Parking refers to two distinct practices in the financial world: one is often illegal and involves manipulating securities ownership, while the other is a legitimate strategy for managing assets.

  1. When illegal, "parking" describes the temporary transfer of ownership of securities (such as stocks or bonds) to another party. This transfer is not a genuine sale but is done with an undisclosed, pre-arranged agreement that the original owner will buy the securities back later, usually at a similar price. The primary purpose of illegal parking is to circumvent securities regulations, evade tax laws, or artificially alter a firm's financial appearance, such as meeting minimum capital requirements.

    • Example 1 (Evading Capital Requirements): A small brokerage firm, "Coastal Securities," is approaching its quarterly regulatory reporting deadline. The firm holds a significant amount of a particular stock in its own trading account, which, under regulatory rules, must be heavily discounted when calculating its net capital. If discounted, Coastal Securities would fall below the required minimum capital. To avoid this, Coastal Securities secretly "sells" a block of this stock to a friendly investment fund, "Harbor Trust," just before the reporting date. There's an unwritten understanding that after the report is filed, Coastal Securities will repurchase the shares from Harbor Trust at the original price, plus a small fee for their cooperation. This transaction is then reversed shortly after the reporting period ends.

      Explanation: This illustrates illegal parking because Coastal Securities temporarily transferred ownership of the stock to Harbor Trust, not as a genuine, permanent sale, but solely to artificially inflate its reported net capital and circumvent regulatory requirements. The true economic risk and ownership of the stock remained with Coastal Securities throughout the process.

    • Example 2 (Avoiding Disclosure Thresholds): An influential investor, Mr. Thompson, has been steadily acquiring shares in a publicly traded company, "Innovate Solutions Inc." He is nearing the 5% ownership threshold, which, once crossed, would trigger mandatory public disclosure requirements with the Securities and Exchange Commission (SEC) and potentially draw unwanted attention to his investment strategy. To avoid this immediate disclosure, Mr. Thompson "sells" a portion of his shares to a close associate's investment account. They have a private agreement that the associate will hold these shares for a few weeks or months, allowing Mr. Thompson to remain below the 5% threshold, and then "sell" them back to him at the original price.

      Explanation: This is an example of illegal parking because Mr. Thompson temporarily transferred ownership of the shares to avoid regulatory disclosure requirements, while maintaining effective control and the clear intention to reacquire the shares. The transaction was not a legitimate, arms-length sale.

  2. Legally, "parking" refers to the temporary placement of funds or assets into a secure, low-risk investment.
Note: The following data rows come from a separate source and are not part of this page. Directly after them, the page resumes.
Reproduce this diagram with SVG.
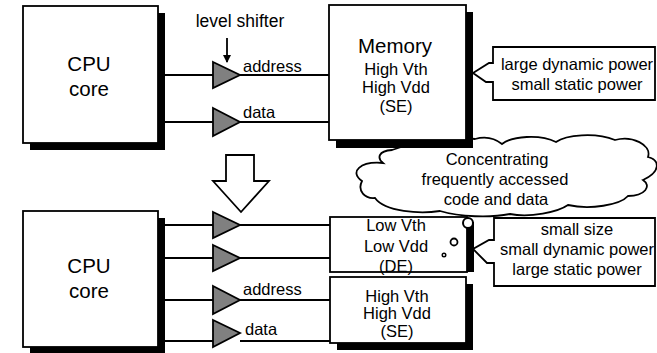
<svg xmlns="http://www.w3.org/2000/svg" width="657" height="353" viewBox="0 0 657 353">
<defs>
<style>
.box{fill:#fff;stroke:#000;stroke-width:1.8}
.sh{fill:#000}
.ln{stroke:#000;stroke-width:1.8;fill:none}
.tri{fill:#808080;stroke:#000;stroke-width:1.8;stroke-linejoin:miter}
.t{font-family:"Liberation Sans",Arial,sans-serif;fill:#000}
.big{font-size:20.5px}
.s{font-size:16.5px}
.c{text-anchor:middle}
</style>
<marker id="ah" markerWidth="8" markerHeight="8" refX="7" refY="4" orient="auto" markerUnits="userSpaceOnUse">
<path d="M0,0 L8,4 L0,8 Z" fill="#000"/>
</marker>
</defs>
<rect width="657" height="353" fill="#fff"/>

<g id="connectors">
<line class="ln" x1="158" y1="75" x2="329" y2="75"/>
<line class="ln" x1="158" y1="122" x2="329" y2="122"/>
<line class="ln" x1="158" y1="225" x2="330" y2="225"/>
<line class="ln" x1="158" y1="258" x2="330" y2="258"/>
<line class="ln" x1="158" y1="300" x2="330" y2="300"/>
<line class="ln" x1="158" y1="341" x2="213" y2="341"/>
<line class="ln" x1="240" y1="341" x2="330" y2="341"/>
<line class="ln" x1="227" y1="38" x2="227" y2="62" marker-end="url(#ah)"/>
</g>

<g id="shifters">
<polygon class="tri" points="213,62 240,75 213,88"/>
<polygon class="tri" points="213,108 240,122 213,136"/>
<polygon class="tri" points="213,212 240,225 213,238"/>
<polygon class="tri" points="213,245 240,258 213,271"/>
<polygon class="tri" points="213,286 240,300 213,314"/>
<polygon class="tri" points="213,320 240,333 213,347"/>
</g>

<g id="labels">
<text class="t s c" x="240" y="27" style="font-size:17.5px">level shifter</text>
<text class="t s" x="243" y="72">address</text>
<text class="t s" x="243" y="118">data</text>
<text class="t s" x="243" y="295">address</text>
<text class="t s" x="245" y="335">data</text>
</g>

<g id="cpu-top">
<rect class="sh" x="30" y="13" width="135" height="137"/>
<rect class="box" x="23" y="6" width="135" height="137"/>
<text class="t big c" x="89" y="71">CPU</text>
<text class="t big c" x="89" y="96">core</text>
</g>

<g id="cloud">
<path class="box" d="M392,150 C378,151 377,158 383,163 C360,161 349,172 362,181 C357,191 365,199 375,198 C385,212 420,214 440,211 C460,217 490,218 510,214 C530,218 558,212 568,205 C590,210 620,205 628,196 C645,196 652,186 643,180 C661,172 660,160 648,157 C652,145 632,135 615,140 C595,132 566,135 556,142 C540,134 512,136 502,144 C492,136 482,137 475,139 C450,136 420,140 392,150 Z"/>
<text class="t s c" x="497" y="165">Concentrating</text>
<text class="t s c" x="495" y="185">frequently accessed</text>
<text class="t s c" x="496" y="205">code and data</text>
</g>

<g id="memory-top">
<rect class="sh" x="336" y="12" width="137" height="136"/>
<rect class="box" x="329" y="5" width="137" height="135"/>
<text class="t big c" x="395" y="53">Memory</text>
<text class="t s c" x="396" y="75">High Vth</text>
<text class="t s c" x="396" y="93">High Vdd</text>
<text class="t s c" x="396" y="112">(SE)</text>
</g>

<g id="callout-top">
<path class="box" d="M655,47 L493,47 L493,63 L489,63 L473,73 L486,82 L493,82 L493,100 L655,100 Z"/>
<text class="t s c" x="577" y="70">large dynamic power</text>
<text class="t s c" x="577" y="90">small static power</text>
</g>

<g id="down-arrow">
<polygon class="box" points="226,155 254,155 254,181 269,181 241,212 213,181 226,181"/>
</g>

<g id="cpu-bottom">
<rect class="sh" x="30" y="218" width="135" height="136"/>
<rect class="box" x="23" y="211" width="135" height="136"/>
<text class="t big c" x="89" y="273">CPU</text>
<text class="t big c" x="89" y="298">core</text>
</g>

<g id="memory-de">
<rect class="sh" x="467" y="222" width="7" height="50"/>
<rect class="box" x="330" y="217" width="137" height="55"/>
<text class="t s c" x="396" y="231">Low Vth</text>
<text class="t s c" x="396" y="252">Low Vdd</text>
<text class="t s c" x="396" y="272">(DE)</text>
<circle cx="468" cy="223" r="5" fill="#fff" stroke="#000" stroke-width="2"/>
<circle cx="454" cy="242" r="3.5" fill="#fff" stroke="#000" stroke-width="1.8"/>
<circle cx="444" cy="255" r="1.8" fill="#fff" stroke="#000" stroke-width="1.4"/>
</g>

<g id="memory-se">
<rect class="sh" x="337" y="284" width="136" height="66"/>
<rect class="box" x="330" y="277" width="136" height="66"/>
<text class="t s c" x="397" y="302">High Vth</text>
<text class="t s c" x="397" y="319">High Vdd</text>
<text class="t s c" x="397" y="337">(SE)</text>
</g>

<g id="callout-bottom">
<path class="box" d="M655,218 L494,218 L494,240 L489,240 L473,249 L487,263 L494,263 L494,286 L655,286 Z"/>
<text class="t s c" x="577" y="235">small size</text>
<text class="t s c" x="577" y="255">small dynamic power</text>
<text class="t s c" x="577" y="275">large static power</text>
</g>
</svg>
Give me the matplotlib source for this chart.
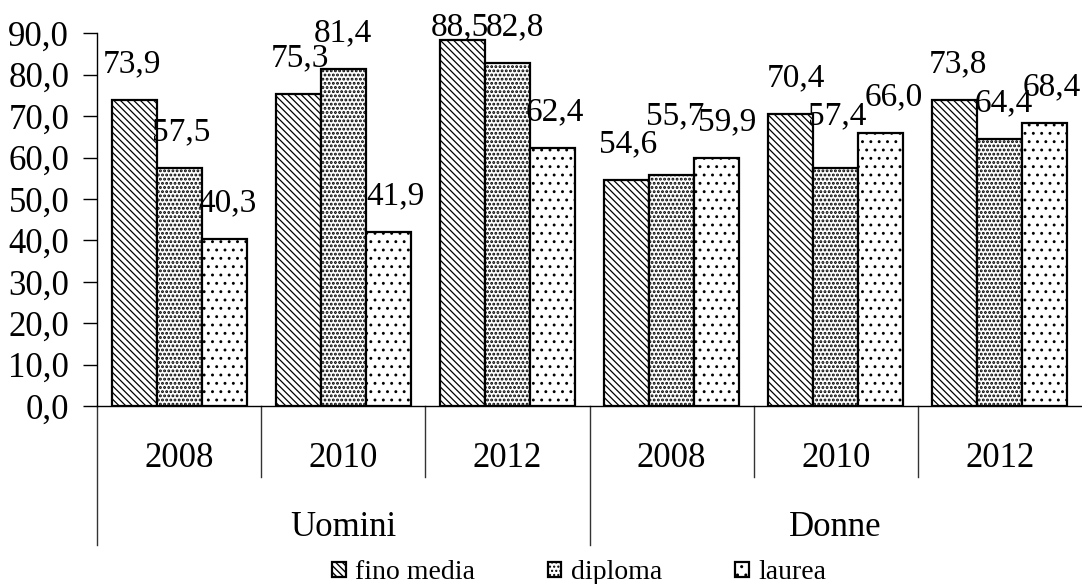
import numpy as np
import matplotlib as mpl
import matplotlib.pyplot as plt
from matplotlib.transforms import blended_transform_factory

plt.rcParams['font.family'] = ['Liberation Serif', 'DejaVu Serif']

years = ['2008', '2010', '2012', '2008', '2010', '2012']
groups = ['Uomini', 'Donne']
series = ['fino media', 'diploma', 'laurea']

fino_media = [73.9, 75.3, 88.5, 54.6, 70.4, 73.8]
diploma = [57.5, 81.4, 82.8, 55.7, 57.4, 64.4]
laurea = [40.3, 41.9, 62.4, 59.9, 66.0, 68.4]

values = [fino_media, diploma, laurea]
hatches = ['\\\\\\\\\\', '....', '..']
hatch_lw = [0.9, 1.4, 0.9]

# value label offsets in pixels (horizontal per label, vertical lift where crowded)
label_dx = [[-2, 2, -3, 2, 5, 3],
            [2, 0, 8, 4, 1, 4],
            [3, 7, 2, 11, 13, 7]]
label_lift = {(1, 3): 23, (1, 4): 16}
label_top = 91.5

fig = plt.figure(figsize=(10.82, 5.84), dpi=100)
ax = fig.add_axes([97 / 1082, 1 - 406 / 584, 1 - 97 / 1082, (406 - 33.3) / 584])

x = np.arange(len(years))
w = 0.274
for i, (vals, h) in enumerate(zip(values, hatches)):
    pos = x + (i - 1) * w
    with mpl.rc_context({'hatch.linewidth': hatch_lw[i]}):
        ax.bar(pos, vals, w, facecolor='white', edgecolor='black', hatch=h,
               linewidth=1.6, label=series[i], zorder=2)
    for j, v in enumerate(vals):
        base = min(v, label_top - 36 / 4.144)
        ax.annotate(f'{v:.1f}'.replace('.', ','), (pos[j], base),
                    xytext=(label_dx[i][j], 36 + label_lift.get((i, j), 0)),
                    textcoords='offset pixels', ha='center', va='center',
                    fontsize=24, annotation_clip=False)

ax.set_xlim(-0.5, len(years) - 0.5)
ax.set_ylim(0, 90)
ax.set_yticks(np.arange(0, 91, 10))
ax.set_yticklabels([f'{t:.1f}'.replace('.', ',') for t in np.arange(0, 91, 10)],
                   fontsize=25)
ax.tick_params(axis='y', direction='out', length=10, width=1, pad=10)
ax.set_xticks(x)
ax.set_xticklabels(years, fontsize=25)
ax.tick_params(axis='x', length=0, pad=26)

for s in ['top', 'right']:
    ax.spines[s].set_visible(False)
for s in ['left', 'bottom']:
    ax.spines[s].set_linewidth(1.0)

# two-level category axis
tr = blended_transform_factory(ax.transData, ax.transAxes)
for b in np.arange(-0.5, len(years) - 1, 1.0):
    long_line = b in (-0.5, 2.5)
    y_end = -0.373 if long_line else -0.19
    ax.plot([b, b], [0, y_end], color='#333333', lw=1.0, transform=tr, clip_on=False)
for k, g in enumerate(groups):
    ax.text(1 + 3 * k, -0.325, g, transform=tr, ha='center', va='center', fontsize=25)

ax.legend(loc='lower center', bbox_to_anchor=(579 / 1082, -0.045),
          bbox_transform=fig.transFigure, ncol=3, frameon=False, fontsize=20,
          handlelength=0.5, handleheight=0.5, handletextpad=0.35, columnspacing=2.6)

plt.savefig('out.png', dpi=100)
This strategy is employed when an individual or entity has capital available but is not yet ready to commit it to a long-term or higher-risk investment. The goal is to preserve the capital, maintain liquidity, and often earn a modest return while evaluating future investment opportunities.

    • Example 1 (Corporate Cash Management): "Tech Innovations Corp." recently completed the sale of one of its non-core business units, generating $100 million in cash. The company plans to use these funds to acquire a new software startup within the next six to twelve months but is still in the process of identifying and evaluating potential targets. To ensure the funds are safe and readily available, Tech Innovations Corp. decides to "park" the $100 million in a highly liquid, short-term government bond fund.

      Explanation: This demonstrates legal parking because Tech Innovations Corp. is placing its assets in a secure, short-term investment to preserve capital and maintain liquidity while actively searching for a more strategic, long-term investment opportunity.

    • Example 2 (Individual Investment Strategy): Ms. Rodriguez recently sold a significant portion of her stock portfolio, realizing substantial profits. She believes the current stock market valuations are high and anticipates a potential market correction. She wants to reinvest her capital but is waiting for more favorable market conditions. Instead of letting the cash sit idle in her checking account, Ms. Rodriguez decides to "park" the proceeds in a high-yield money market account. This allows her capital to remain liquid and earn a small return while she monitors the market for better entry points into long-term investments.

      Explanation: This is an example of legal parking where an individual investor temporarily places funds in a safe, short-term vehicle to protect capital and maintain flexibility, waiting for more opportune moments to deploy those funds into long-term investments.

Simple Definition

Parking, in a legal context, most often refers to the illegal practice of selling securities with an agreement to repurchase them later, typically to circumvent securities regulations or tax laws. It can also describe the temporary placement of assets in a safe, short-term investment while other opportunities are being considered.